Grants Awarded to Newark Nonprofits for Early Childhood Programs
Unified Vailsburg Service Organization, Ironbound Community Corporation receive $200,000 each
Two Newark nonprofits received $400,000 total in grant money Wednesday to expand early childhood programs in the city's Ironbound and Vailsburg sections.
Ironbound Community Corporation (ICC) and the Unified Vailsburg Services Organization (UVSO) each were awarded $200,000, part of TD Bank's $1 million contribution to New Jersey's Neighborhood Revitalization Tax Credit program.
Through the program, started in 2002 by the state's Department of Community Affairs (DCA), nonprofits are eligible to receive grant money for projects that foster redevelopment of neighborhoods. The program relies on corporate funding and, in turn, businesses get a 100 percent tax credit for their contribution.
"We rely on community-based nonprofits who understand what their neighborhoods need," said DCA Assistant Commissioner Ana Montero. "We also count on corporations that are eligible for this tax credit to provide the investment that will help make (communities) look even better."
The grant will partly offset ICC's $5.5 million project to construct an Infant and Toddler Center in a vacant lot adjacent to its Children's Center preschool on New York Avenue.
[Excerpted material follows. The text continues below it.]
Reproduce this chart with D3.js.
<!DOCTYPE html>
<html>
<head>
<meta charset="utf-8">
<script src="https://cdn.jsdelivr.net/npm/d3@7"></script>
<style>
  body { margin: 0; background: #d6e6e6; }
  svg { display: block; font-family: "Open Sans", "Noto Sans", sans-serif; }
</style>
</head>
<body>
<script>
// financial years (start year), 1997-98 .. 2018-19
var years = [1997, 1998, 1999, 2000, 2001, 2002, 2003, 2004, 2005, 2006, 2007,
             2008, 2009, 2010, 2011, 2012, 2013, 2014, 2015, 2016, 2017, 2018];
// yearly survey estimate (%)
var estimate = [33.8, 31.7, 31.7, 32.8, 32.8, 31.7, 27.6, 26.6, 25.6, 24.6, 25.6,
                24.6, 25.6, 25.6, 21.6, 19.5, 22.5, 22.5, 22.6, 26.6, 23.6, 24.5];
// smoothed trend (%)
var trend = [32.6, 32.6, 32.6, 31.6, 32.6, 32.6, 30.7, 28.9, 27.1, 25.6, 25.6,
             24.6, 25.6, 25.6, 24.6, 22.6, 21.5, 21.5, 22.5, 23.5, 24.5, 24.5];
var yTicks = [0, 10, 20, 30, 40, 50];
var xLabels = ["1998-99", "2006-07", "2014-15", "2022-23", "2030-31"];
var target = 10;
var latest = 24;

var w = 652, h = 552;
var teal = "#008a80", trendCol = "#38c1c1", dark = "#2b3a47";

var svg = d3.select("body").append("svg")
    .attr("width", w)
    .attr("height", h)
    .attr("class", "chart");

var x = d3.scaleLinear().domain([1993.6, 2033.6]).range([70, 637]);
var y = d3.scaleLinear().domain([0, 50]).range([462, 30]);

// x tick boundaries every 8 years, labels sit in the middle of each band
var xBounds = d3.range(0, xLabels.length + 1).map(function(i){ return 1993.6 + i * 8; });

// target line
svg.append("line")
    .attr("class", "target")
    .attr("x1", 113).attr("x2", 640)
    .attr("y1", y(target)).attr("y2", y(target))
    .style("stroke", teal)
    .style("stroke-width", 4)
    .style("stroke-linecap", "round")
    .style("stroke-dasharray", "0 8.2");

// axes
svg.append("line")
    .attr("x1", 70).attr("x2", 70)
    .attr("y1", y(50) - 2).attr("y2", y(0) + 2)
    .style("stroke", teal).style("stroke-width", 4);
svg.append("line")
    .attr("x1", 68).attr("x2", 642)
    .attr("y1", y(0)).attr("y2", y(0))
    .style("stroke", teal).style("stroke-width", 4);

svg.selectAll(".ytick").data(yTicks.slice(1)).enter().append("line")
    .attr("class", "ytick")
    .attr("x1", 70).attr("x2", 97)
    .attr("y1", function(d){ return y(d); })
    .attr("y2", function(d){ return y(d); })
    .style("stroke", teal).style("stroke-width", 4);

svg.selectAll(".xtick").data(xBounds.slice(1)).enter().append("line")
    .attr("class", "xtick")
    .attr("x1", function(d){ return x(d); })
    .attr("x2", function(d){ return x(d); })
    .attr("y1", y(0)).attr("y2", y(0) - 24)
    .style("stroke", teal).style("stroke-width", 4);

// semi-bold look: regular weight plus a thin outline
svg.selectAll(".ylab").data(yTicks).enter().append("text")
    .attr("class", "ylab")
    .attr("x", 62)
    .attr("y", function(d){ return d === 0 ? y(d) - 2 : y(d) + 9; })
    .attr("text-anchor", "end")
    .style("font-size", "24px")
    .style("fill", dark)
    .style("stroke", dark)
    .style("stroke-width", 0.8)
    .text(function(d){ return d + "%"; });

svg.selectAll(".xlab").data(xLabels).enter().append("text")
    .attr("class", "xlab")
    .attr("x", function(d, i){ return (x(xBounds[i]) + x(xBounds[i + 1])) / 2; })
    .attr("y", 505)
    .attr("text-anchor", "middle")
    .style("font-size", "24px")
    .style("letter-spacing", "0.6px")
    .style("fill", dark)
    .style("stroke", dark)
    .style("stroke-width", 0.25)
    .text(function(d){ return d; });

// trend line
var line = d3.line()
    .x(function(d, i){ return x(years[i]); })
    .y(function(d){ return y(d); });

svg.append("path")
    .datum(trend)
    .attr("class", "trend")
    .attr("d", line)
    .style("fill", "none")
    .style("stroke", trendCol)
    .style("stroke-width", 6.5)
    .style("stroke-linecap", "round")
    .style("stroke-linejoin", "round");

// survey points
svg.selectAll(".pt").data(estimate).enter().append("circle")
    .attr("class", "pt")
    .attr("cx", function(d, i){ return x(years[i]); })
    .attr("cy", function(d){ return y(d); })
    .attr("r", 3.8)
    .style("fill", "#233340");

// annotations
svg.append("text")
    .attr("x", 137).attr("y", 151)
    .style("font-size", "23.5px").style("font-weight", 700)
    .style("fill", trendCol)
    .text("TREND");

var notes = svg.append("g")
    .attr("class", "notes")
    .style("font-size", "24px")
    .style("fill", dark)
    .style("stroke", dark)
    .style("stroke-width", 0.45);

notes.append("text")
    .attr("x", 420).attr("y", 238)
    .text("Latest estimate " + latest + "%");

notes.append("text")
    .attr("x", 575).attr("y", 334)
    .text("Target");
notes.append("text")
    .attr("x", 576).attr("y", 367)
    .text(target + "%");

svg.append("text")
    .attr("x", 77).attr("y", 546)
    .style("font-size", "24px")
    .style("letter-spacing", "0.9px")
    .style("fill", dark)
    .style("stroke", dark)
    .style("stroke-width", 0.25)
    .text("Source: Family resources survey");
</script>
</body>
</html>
The new center will house an Early Head Start Program that will benefit babies to 3-year-olds. The LEED-certified building will have green elements, like a rooftop garden and cistern to capture and recycle rainwater, to help educate kids on sustainability.
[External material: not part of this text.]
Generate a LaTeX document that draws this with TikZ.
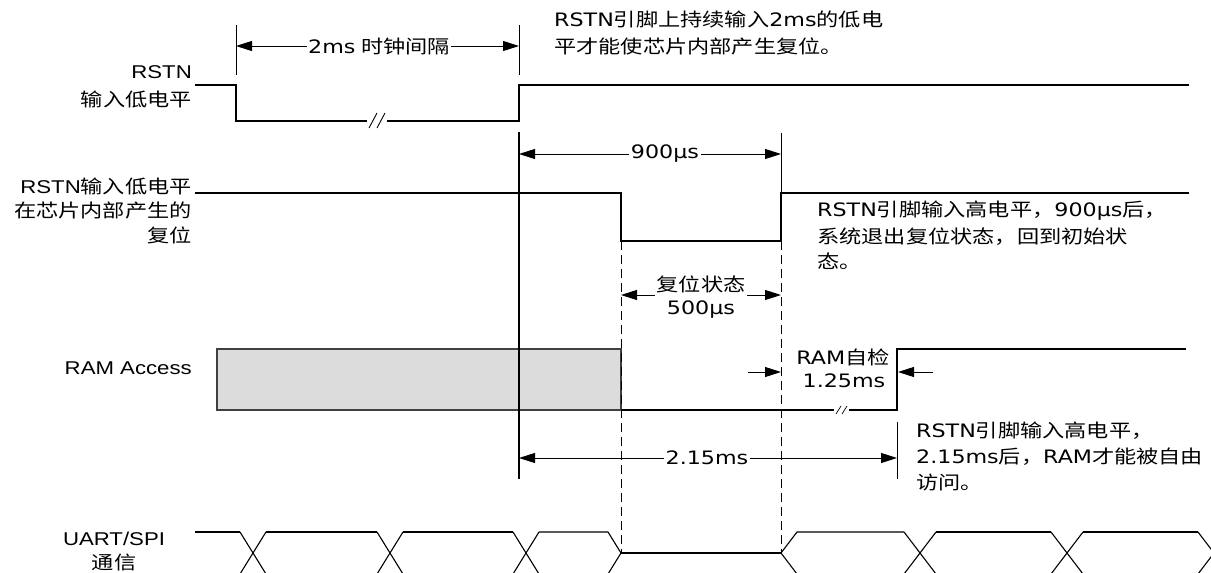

"It not only improves a neighborhood aesthetically but the impact it's going to make on the lives of children and families is astronomical," said Joe Della Fave, executive director of ICC, which hosted the award ceremony Wednesday afternoon at the Children's Center.
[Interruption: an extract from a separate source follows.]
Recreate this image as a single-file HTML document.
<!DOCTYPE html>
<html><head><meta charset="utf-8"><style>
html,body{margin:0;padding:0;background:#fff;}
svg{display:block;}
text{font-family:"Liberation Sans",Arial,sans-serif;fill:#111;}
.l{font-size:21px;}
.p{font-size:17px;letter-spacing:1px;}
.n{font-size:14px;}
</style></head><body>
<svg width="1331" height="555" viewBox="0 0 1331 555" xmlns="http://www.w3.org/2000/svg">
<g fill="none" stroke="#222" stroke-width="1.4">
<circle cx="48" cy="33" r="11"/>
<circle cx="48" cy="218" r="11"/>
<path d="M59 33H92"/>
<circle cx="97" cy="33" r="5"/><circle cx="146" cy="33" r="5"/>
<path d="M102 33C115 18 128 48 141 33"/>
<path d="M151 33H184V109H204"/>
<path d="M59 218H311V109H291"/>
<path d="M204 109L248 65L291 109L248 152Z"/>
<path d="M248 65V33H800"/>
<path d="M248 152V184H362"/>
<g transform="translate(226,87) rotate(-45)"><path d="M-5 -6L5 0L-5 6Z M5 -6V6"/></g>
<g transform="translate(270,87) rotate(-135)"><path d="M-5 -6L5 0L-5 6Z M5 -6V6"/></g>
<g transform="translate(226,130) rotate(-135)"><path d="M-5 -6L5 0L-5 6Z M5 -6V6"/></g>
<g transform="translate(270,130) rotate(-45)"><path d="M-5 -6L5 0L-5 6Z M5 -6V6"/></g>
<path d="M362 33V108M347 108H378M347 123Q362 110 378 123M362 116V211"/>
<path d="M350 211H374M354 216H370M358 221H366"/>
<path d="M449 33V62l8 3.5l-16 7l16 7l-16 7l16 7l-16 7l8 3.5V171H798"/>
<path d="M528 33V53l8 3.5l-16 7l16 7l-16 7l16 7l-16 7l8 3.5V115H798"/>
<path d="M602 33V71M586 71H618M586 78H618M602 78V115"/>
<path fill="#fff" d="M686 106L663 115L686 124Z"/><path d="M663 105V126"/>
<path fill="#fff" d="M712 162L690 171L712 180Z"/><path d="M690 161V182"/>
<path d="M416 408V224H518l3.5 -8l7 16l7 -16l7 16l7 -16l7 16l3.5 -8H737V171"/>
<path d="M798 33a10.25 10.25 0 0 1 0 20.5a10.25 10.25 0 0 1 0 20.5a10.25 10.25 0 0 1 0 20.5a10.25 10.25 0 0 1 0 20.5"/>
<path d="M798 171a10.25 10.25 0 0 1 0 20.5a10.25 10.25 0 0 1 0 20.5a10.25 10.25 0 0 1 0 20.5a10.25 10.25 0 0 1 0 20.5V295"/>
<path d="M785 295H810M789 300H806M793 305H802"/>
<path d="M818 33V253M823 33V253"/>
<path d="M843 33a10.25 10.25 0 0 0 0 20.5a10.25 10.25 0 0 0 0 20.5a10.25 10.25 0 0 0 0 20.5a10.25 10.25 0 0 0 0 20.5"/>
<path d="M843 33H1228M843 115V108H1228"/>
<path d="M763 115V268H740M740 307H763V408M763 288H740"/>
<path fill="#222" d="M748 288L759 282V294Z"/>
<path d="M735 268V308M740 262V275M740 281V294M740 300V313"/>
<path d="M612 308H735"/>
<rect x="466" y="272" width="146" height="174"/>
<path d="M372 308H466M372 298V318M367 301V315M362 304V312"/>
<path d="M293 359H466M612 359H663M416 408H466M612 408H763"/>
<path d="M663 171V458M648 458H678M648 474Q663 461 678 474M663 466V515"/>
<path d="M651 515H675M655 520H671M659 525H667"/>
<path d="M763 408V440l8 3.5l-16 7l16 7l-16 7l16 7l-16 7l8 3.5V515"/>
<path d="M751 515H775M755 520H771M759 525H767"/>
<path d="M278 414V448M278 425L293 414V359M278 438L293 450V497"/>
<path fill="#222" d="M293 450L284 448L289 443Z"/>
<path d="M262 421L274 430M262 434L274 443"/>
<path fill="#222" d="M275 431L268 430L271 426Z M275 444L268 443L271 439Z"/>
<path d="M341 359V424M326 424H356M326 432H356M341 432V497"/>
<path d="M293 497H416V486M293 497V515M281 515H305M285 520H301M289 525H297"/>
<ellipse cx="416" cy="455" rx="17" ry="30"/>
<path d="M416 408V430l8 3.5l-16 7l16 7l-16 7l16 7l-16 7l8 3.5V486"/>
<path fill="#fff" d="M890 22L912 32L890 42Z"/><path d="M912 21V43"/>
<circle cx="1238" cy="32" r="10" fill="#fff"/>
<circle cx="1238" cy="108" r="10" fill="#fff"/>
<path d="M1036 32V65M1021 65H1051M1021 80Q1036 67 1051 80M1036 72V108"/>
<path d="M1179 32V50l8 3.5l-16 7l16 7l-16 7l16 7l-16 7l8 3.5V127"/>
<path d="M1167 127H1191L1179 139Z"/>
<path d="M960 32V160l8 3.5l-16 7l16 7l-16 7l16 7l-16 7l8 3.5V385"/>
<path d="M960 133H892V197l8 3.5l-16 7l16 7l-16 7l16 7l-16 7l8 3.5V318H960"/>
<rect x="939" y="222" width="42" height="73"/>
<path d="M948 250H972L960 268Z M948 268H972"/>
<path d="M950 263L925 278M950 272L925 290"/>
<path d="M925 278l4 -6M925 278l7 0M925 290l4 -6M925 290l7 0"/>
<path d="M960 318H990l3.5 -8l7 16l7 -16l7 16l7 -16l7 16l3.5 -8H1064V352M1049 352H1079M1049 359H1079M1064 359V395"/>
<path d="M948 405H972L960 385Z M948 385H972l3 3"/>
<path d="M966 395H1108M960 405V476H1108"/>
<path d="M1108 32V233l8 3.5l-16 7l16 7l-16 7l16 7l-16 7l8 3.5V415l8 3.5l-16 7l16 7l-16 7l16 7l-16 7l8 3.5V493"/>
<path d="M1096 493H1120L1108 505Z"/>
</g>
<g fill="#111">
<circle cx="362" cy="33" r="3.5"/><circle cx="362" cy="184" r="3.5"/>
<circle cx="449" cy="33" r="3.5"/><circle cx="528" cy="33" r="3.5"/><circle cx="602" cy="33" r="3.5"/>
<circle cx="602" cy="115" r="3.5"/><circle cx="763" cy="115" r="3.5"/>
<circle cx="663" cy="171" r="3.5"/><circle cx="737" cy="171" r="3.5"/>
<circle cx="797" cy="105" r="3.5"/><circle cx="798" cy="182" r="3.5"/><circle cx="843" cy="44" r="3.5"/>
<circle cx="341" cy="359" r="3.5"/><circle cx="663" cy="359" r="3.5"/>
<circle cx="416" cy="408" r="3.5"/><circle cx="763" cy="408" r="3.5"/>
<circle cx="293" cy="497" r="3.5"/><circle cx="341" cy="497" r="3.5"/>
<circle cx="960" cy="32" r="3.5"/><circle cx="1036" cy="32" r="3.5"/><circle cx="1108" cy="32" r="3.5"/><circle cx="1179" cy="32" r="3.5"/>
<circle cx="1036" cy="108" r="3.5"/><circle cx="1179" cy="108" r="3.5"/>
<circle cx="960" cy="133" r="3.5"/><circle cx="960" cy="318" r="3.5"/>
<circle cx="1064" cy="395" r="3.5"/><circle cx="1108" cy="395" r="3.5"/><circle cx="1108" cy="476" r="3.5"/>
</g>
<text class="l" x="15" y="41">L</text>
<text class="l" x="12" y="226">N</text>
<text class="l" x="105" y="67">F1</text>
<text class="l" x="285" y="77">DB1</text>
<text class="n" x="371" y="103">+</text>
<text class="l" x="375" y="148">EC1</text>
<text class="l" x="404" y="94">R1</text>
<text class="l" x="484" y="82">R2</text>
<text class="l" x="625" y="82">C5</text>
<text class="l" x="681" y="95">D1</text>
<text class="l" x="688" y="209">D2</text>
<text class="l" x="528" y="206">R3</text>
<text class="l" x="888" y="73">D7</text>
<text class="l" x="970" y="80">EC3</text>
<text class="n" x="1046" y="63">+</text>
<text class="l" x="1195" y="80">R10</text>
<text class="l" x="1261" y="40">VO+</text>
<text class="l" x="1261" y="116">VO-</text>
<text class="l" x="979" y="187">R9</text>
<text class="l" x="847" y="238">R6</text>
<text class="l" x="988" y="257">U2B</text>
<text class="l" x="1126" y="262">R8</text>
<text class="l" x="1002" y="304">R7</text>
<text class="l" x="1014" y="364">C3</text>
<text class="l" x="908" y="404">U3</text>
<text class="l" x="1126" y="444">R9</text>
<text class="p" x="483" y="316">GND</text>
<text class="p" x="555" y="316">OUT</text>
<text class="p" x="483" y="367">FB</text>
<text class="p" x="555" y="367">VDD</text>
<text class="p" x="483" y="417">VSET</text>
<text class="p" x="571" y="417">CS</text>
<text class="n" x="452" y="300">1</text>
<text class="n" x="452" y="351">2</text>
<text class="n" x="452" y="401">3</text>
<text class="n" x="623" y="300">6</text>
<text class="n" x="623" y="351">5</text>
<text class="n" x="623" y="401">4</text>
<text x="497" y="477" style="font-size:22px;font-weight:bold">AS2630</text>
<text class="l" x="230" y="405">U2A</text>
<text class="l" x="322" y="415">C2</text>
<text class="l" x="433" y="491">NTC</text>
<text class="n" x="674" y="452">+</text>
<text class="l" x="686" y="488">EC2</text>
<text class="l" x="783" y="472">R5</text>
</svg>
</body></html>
Across the city, UVSO will use its grant to continue shaping its "service campus" in the West Ward, an area on South Orange and Sanford avenues that is packed with community services like a senior citizen center, mixed-use commercial and residential buildings and preschools.
The "service campus" is "the center of positive energy and growth that replaces a culture of drug sales and random violence…" said Mike Farley, executive director of UVSO.
At the heart of the campus will be a new $2.2 million Early Head Start infant-toddler center that will break ground this fall and open in 2013. The center will be partially funded by the grant.
Three other New Jersey nonprofits also netted grants for rehabilitation projects in their respective communities. Elizabeth Development Company and Heart of Camden each collected $250,000, while NORWESCAP (Northwest New Jersey Community Action Partnership) received $100,000.
This is the second year TD Bank has contributed to the tax credit program.
"TD Bank could not have picked two better organizations to fund," said Adam Zipkin, Newark's deputy mayor for economic development. "The research has shown that the dollars invested pay for themselves and really are able to change the trajectory of the lives of our children."